2025 CAP Congress / Congrès de l'ACP 2025

A Virtual Solar Wind Monitor at Mars to Enable Statistical and Comparative Magnetospheric Studies

9 Jun 2025, 14:15

30m

Invited Speaker / Conférencier(ère) invité(e) Atmospheric and Space Physics / Physique atmosphérique et spatiale (DASP/DPAE) (DASP) M2-2 General Topics: Planetary Physics and Astronomy | Thèmes généraux: Physique planétaire et astronomie (DPAE)

Speaker

Dr Abigail Azari (University of Alberta, Alberta Machine Intelligence Institute)

Description

Unlike Earth, Mars does not possess an upstream solar wind monitor. This lack of continuous solar wind observations has fundamentally limited scientific studies that investigate solar wind impacts on the Mars space environment. This lack of a dedicated upstream monitor has also limited emerging operational tasks for predicting space weather throughout our solar system. Previous estimates of the solar wind have been pursued through physics-based modeling efforts (e.g. magnetohydrodynamic models) or empirical (e.g. assuming statistical relationships with downstream observations) proxies. Proxies are often based on downstream observations from multiple orbiting spacecraft. These spacecraft pass in and out of the bow shock providing a semi-regularly sampling of the pristine solar wind. The most complete, and ongoing, set of the solar wind’s magnetic field and plasma parameters is from the NASA MAVEN spacecraft. MAVEN has orbited Mars since 2014, but additional assets add resolution to this dataset such as including ESA’s MEX mission which has been in orbit since 2003, and the CNSA’s Tianwen-1 orbiter since 2021.

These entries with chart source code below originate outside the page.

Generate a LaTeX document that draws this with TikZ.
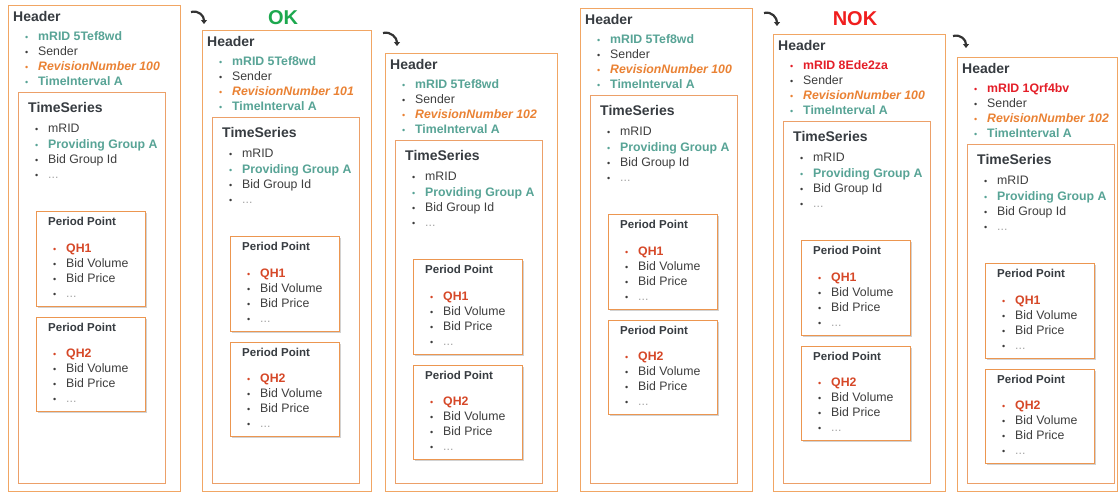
\documentclass[tikz,border=0pt]{standalone}
\usepackage{fontspec}
\setmainfont{Liberation Sans}
\usetikzlibrary{shadows,arrows.meta}
\definecolor{boxor}{RGB}{241,166,100}
\definecolor{tsor}{RGB}{236,160,105}
\definecolor{ppor}{RGB}{236,150,80}
\definecolor{teal}{RGB}{88,164,150}
\definecolor{revor}{RGB}{234,130,52}
\definecolor{qhred}{RGB}{214,72,40}
\definecolor{idred}{RGB}{228,30,40}
\definecolor{okgreen}{RGB}{28,168,78}
\definecolor{nokred}{RGB}{240,30,30}
\definecolor{txt}{RGB}{62,62,62}
\definecolor{hdr}{RGB}{55,60,65}
\definecolor{dots}{RGB}{165,165,165}
\newcommand\bul[1]{\makebox[13pt][l]{\textcolor{#1}{\small\textbullet}}}
\tikzset{
  outerbox/.style={draw=boxor, line width=0.9pt, fill=white, inner sep=0, anchor=north west},
  tsbox/.style={draw=tsor, line width=0.9pt, fill=white, inner sep=0, anchor=north west},
  ppbox/.style={draw=ppor, line width=1pt, fill=white, inner sep=0, anchor=north west,
    drop shadow={shadow xshift=1pt, shadow yshift=-1.5pt, opacity=0.35}},
  title/.style={anchor=base west, inner sep=0, font=\bfseries\fontsize{14}{16}\selectfont, text=hdr},
  ptitle/.style={anchor=base west, inner sep=0, font=\bfseries\fontsize{11.5}{13}\selectfont, text=hdr},
  item/.style={anchor=base west, inner sep=0, font=\fontsize{12.3}{14}\selectfont, text=txt},
  verdict/.style={font=\bfseries\fontsize{20}{22}\selectfont, inner sep=0},
  turn/.style={draw=black!80, line width=2.2pt, -{Triangle[length=4pt,width=6pt]}}
}
% #1 name, #2 L, #3 T, #4 W, #5 mRID text, #6 mRID colour, #7 revision
\newcommand\drawpanel[7]{%
\begin{scope}[shift={(#2,#3)}]
  \node[outerbox, minimum width=#4, minimum height={491-#3}] (#1out) at (0,0) {};
  \node[title] (#1hdr) at (5,16) {Header};
  \node[item] (#1h1) at (17,35) {\bul{#6}\textcolor{#6}{\bfseries #5}};
  \node[item] (#1h2) at (17,50) {\bul{txt}Sender};
  \node[item] (#1h3) at (17,65) {\bul{revor}\textcolor{revor}{\bfseries\itshape RevisionNumber #7}};
  \node[item] (#1h4) at (17,80) {\bul{teal}\textcolor{teal}{\bfseries TimeInterval A}};
  \node[tsbox, minimum width=147, minimum height={483-87-#3}] (#1ts) at (10,87) {};
  \node[title] (#1tst) at (20,107) {TimeSeries};
  \node[item] (#1t1) at (27,127) {\bul{txt}mRID};
  \node[item] (#1t2) at (27,143) {\bul{teal}\textcolor{teal}{\bfseries Providing Group A}};
  \node[item] (#1t3) at (27,158) {\bul{txt}Bid Group Id};
  \node[item] (#1t4) at (27,173) {\bul{txt}\textcolor{dots}{...}};
  \node[ppbox, minimum width=109, minimum height=95] (#1pa) at (28,206) {};
  \node[ptitle] (#1pat) at (40,220) {Period Point};
  \node[item] (#1a1) at (45,247) {\bul{qhred}\textcolor{qhred}{\bfseries QH1}};
  \node[item] (#1a2) at (45,262) {\bul{txt}Bid Volume};
  \node[item] (#1a3) at (45,277) {\bul{txt}Bid Price};
  \node[item] (#1a4) at (45,292) {\bul{txt}\textcolor{dots}{...}};
  \node[ppbox, minimum width=109, minimum height=94] (#1pb) at (28,312) {};
  \node[ptitle] (#1pbt) at (40,326) {Period Point};
  \node[item] (#1b1) at (45,352) {\bul{qhred}\textcolor{qhred}{\bfseries QH2}};
  \node[item] (#1b2) at (45,367) {\bul{txt}Bid Volume};
  \node[item] (#1b3) at (45,382) {\bul{txt}Bid Price};
  \node[item] (#1b4) at (45,397) {\bul{txt}\textcolor{dots}{...}};
\end{scope}}
\begin{document}
\begin{tikzpicture}[x=1pt,y=-1pt]
\useasboundingbox (0,0) rectangle (1119,493);
\fill[white] (0,0) rectangle (1119,493);
\drawpanel{pA}{8}{5}{172}{mRID 5Tef8wd}{teal}{100}
\drawpanel{pB}{202}{30}{169}{mRID 5Tef8wd}{teal}{101}
\drawpanel{pC}{385}{53}{172}{mRID 5Tef8wd}{teal}{102}
\drawpanel{pD}{580}{8}{172}{mRID 5Tef8wd}{teal}{100}
\drawpanel{pE}{773}{34}{172}{mRID 8Ede2za}{idred}{100}
\drawpanel{pF}{957}{57}{160}{mRID 1Qrf4bv}{idred}{102}
\node[verdict, text=okgreen] (ok) at (283,18) {OK};
\node[verdict, text=nokred] (nok) at (855,19) {NOK};
\coordinate (a1s) at (191,12); \coordinate (a1e) at (204,24);
\coordinate (a2s) at (383,33); \coordinate (a2e) at (397,46);
\coordinate (a3s) at (764,13); \coordinate (a3e) at (777,26);
\coordinate (a4s) at (953,36); \coordinate (a4e) at (966,48);
\foreach \a in {1,2,3,4}{
  \draw[turn] (a\a s) .. controls +(8,-2) and +(0,-8) .. (a\a e);
}
\end{tikzpicture}
\end{document}
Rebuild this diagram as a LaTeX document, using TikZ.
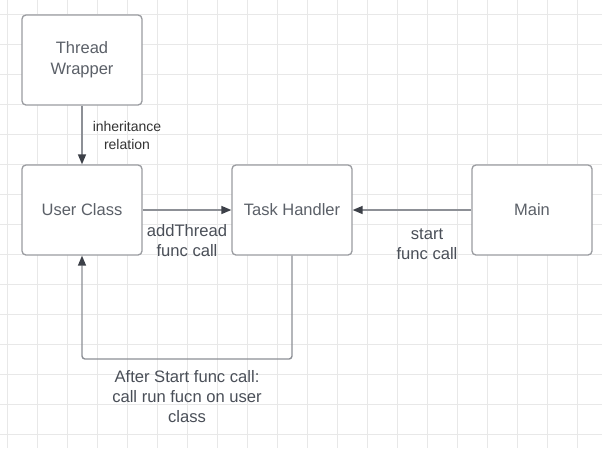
\documentclass[tikz,border=0pt]{standalone}
\usepackage{fontspec}
\setmainfont{Liberation Sans}
\usetikzlibrary{arrows.meta}
\definecolor{gridc}{HTML}{E8E8E8}
\definecolor{boxc}{HTML}{9A9CA1}
\definecolor{boxtext}{HTML}{5B6068}
\definecolor{labtext}{HTML}{4A4F58}
\definecolor{inhtext}{HTML}{333333}
\definecolor{linec}{HTML}{8D9096}
\definecolor{tipc}{HTML}{3C4048}
\tikzset{
  stepbox/.style={draw=boxc, line width=1.3pt, fill=white, rounded corners=4pt,
    minimum width=120pt, minimum height=90pt, inner sep=0pt, align=center,
    text=boxtext, font=\fontsize{16.5}{21}\selectfont},
  conn/.style={draw=linec, line width=1.4pt,
    -{Triangle[length=10pt, width=8pt, color=tipc]}},
  lab/.style={text=labtext, align=center, font=\fontsize{16.6}{20}\selectfont, inner sep=0pt},
  inhlab/.style={text=inhtext, align=center, font=\fontsize{14}{18}\selectfont, inner sep=0pt}
}
\begin{document}
\begin{tikzpicture}[x=1pt, y=-1pt]
\useasboundingbox (0,0) rectangle (602,448);
\fill[white] (0,0) rectangle (602,448);
\foreach \k in {0,...,19} \draw[gridc, line width=1pt] (7+30*\k,0) -- (7+30*\k,448);
\foreach \k in {0,...,14} \draw[gridc, line width=1pt] (0,14+30*\k) -- (602,14+30*\k);

\node[stepbox] (tw) at (82,60) {Thread\\Wrapper};
\node[stepbox] (uc) at (82,210) {User Class};
\node[stepbox] (th) at (292,210) {Task Handler};
\node[stepbox] (mn) at (532,210) {Main};

\coordinate (lp) at (82,359);

\draw[conn] (tw.south) -- (uc.north);
\draw[conn] (uc.east) -- (th.west);
\draw[conn] (mn.west) -- (th.east);
\draw[conn, rounded corners=3pt] (th.south) |- (lp) -- (uc.south);

\node[inhlab] (l1) at (127,135) {inheritance\\relation};
\node[lab] (l2) at (187,240.5) {addThread\\func call};
\node[lab] (l3) at (427,244) {start\\func call};
\node[lab] (l4) at (187,397) {After Start func call:\\call run fucn on user\\class};
\end{tikzpicture}
\end{document}
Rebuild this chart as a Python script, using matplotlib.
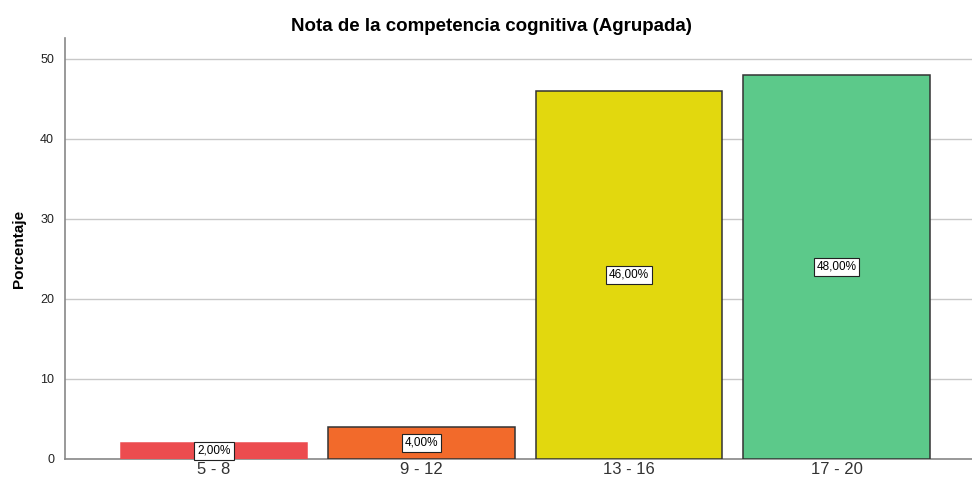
import matplotlib.pyplot as plt

# Data
categorias = ["5 - 8", "9 - 12", "13 - 16", "17 - 20"]
porcentajes = [2.0, 4.0, 46.0, 48.0]
colores = ["#ec4c4f", "#f26a2b", "#e2d80e", "#5cc98a"]
bordes = ["#ec4c4f", "#333333", "#333333", "#333333"]
etiquetas = ["2,00%", "4,00%", "46,00%", "48,00%"]

plt.rcParams['font.family'] = ['Liberation Sans', 'DejaVu Sans']

fig = plt.figure(figsize=(9.72, 4.82), dpi=100)
ax = fig.add_axes([0.067, 0.048, 0.933, 0.873])

x = list(range(len(categorias)))
ax.bar(x, porcentajes, width=0.9, color=colores, edgecolor=bordes, linewidth=1.1, zorder=3)

for xi, v, lab in zip(x, porcentajes, etiquetas):
    ax.text(xi, v / 2, lab, ha='center', va='center', fontsize=8.5, color='black', zorder=4,
            bbox=dict(facecolor='white', edgecolor='#222222', linewidth=0.8, boxstyle='square,pad=0.25'))

ax.set_xlim(-0.718, 3.653)
ax.set_ylim(0, 52.6)
ax.set_yticks([0, 10, 20, 30, 40, 50])
ax.yaxis.grid(True, color='#c8c8c8', linewidth=1.0, zorder=0)
ax.set_axisbelow(True)

ax.set_xticks(x)
ax.set_xticklabels(categorias, fontsize=12, color='#333333')
ax.tick_params(axis='x', length=0, pad=2)
ax.tick_params(axis='y', length=0, labelsize=9, pad=8, labelcolor='#222222')

for side in ['top', 'right']:
    ax.spines[side].set_visible(False)
ax.spines['left'].set_color('#888888')
ax.spines['left'].set_linewidth(1.2)
ax.spines['bottom'].set_color('#888888')
ax.spines['bottom'].set_linewidth(1.2)

ax.set_ylabel("Porcentaje", fontsize=11, fontweight='bold', labelpad=10)
ax.set_title("Nota de la competencia cognitiva (Agrupada)", fontsize=13.5, fontweight='bold', pad=5, x=0.47)

plt.savefig("out.png", dpi=100)
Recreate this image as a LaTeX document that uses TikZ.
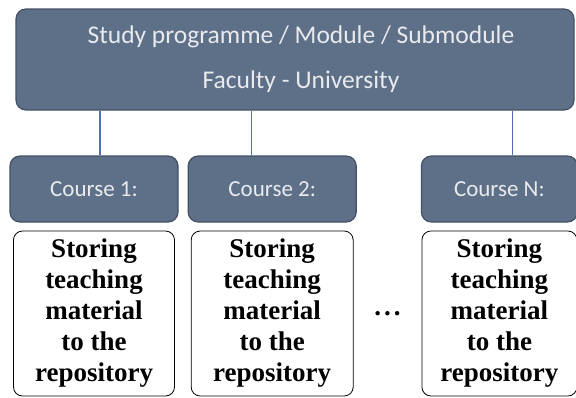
\documentclass[tikz,border=0pt]{standalone}
\usepackage{fontspec}
\setmainfont{Liberation Serif}
\newfontfamily\calibri{Carlito}
\usetikzlibrary{positioning,calc}
\definecolor{boxgray}{RGB}{94,112,136}
\definecolor{boxedge}{RGB}{66,80,100}
\definecolor{boxtext}{RGB}{232,234,238}
\definecolor{linkblue}{RGB}{84,110,180}

\begin{document}
\begin{tikzpicture}[x=1pt,y=-1pt,
    graybox/.style={draw=boxedge, line width=1.2pt, fill=boxgray,
        rounded corners=10pt, text=boxtext, font=\calibri\fontsize{23}{27}\selectfont},
    textbox/.style={draw, line width=0.8pt, rounded corners=9pt, align=center,
        minimum width=161pt, minimum height=165pt, inner sep=0pt,
        font=\fontsize{27}{31}\bfseries\selectfont},
    link/.style={draw=linkblue, line width=1.4pt}
]
    \useasboundingbox (0,0) rectangle (576,397);
    % Faculty
    \node [graybox,
        minimum width=558pt,
        minimum height=101pt,
        align=center,
        font=\calibri\fontsize{25.5}{30}\selectfont
    ]  (Faculty) at (295,59.5) {Study programme / Module / Submodule\hspace*{-12pt}\\[15pt] Faculty - University\hspace*{-12pt}};
    % Courses
    \node [graybox,
        minimum width=168pt,
        minimum height=66pt
    ]  (Course1) at (94,189) {Course 1:};
    \node [graybox,
        minimum width=168pt,
        minimum height=66pt,
        right=9pt of Course1
    ]  (Course2) {Course 2:};
    \node [graybox,
        minimum width=156pt,
        minimum height=66pt,
        right=64pt of Course2
    ]  (CourseN) {Course N:};
    % Storing
    \node [textbox,
        below=8pt of Course1
    ]  (Store1) {Storing\\teaching\\material\\to the\\repository};
    \node [textbox,
        minimum width=162pt,
        below=8pt of Course2
    ]  (Store2) {Storing\\teaching\\material\\to the\\repository};
    \node [textbox,
        minimum width=155pt,
        below=8pt of CourseN
    ]  (StoreN) {Storing\\teaching\\material\\to the\\repository};
    \node [font=\fontsize{27}{31}\bfseries\selectfont, inner sep=0pt] (Dots) at ($(Store2.east)!0.5!(StoreN.west)$) {.\hspace{3pt}.\hspace{3pt}.};

    \draw[link] ([xshift=6pt]Course1.north) -- ([xshift=6pt]Course1.north |- Faculty.south);
    \draw[link] ([xshift=-21pt]Course2.north) -- ([xshift=-21pt]Course2.north |- Faculty.south);
    \draw[link] ([xshift=13pt]CourseN.north) -- ([xshift=13pt]CourseN.north |- Faculty.south);
\end{tikzpicture}
\end{document}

In this presentation I will discuss the creation of a first continuous solar wind estimation upstream from Mars. This virtual solar wind monitor, or vSWIM (see Azari et al., 2024, doi: 10.1029/2024JH000155) was trained and assessed on MAVEN data. vSWIM is generated from Gaussian process regression, a type of machine learning, and is used to provide predictions, and uncertainties on these predictions, at various temporal resolutions. This has enabled subsequent statistical studies, including for understanding the causation of sinuous aurora - a unique Martian aurora. I will conclude with a discussion of scientific studies enabled by vSWIM, including comparative magnetospheric studies, and provide an outlook for vSWIM’s multi-spacecraft integration for operational space weather prediction efforts.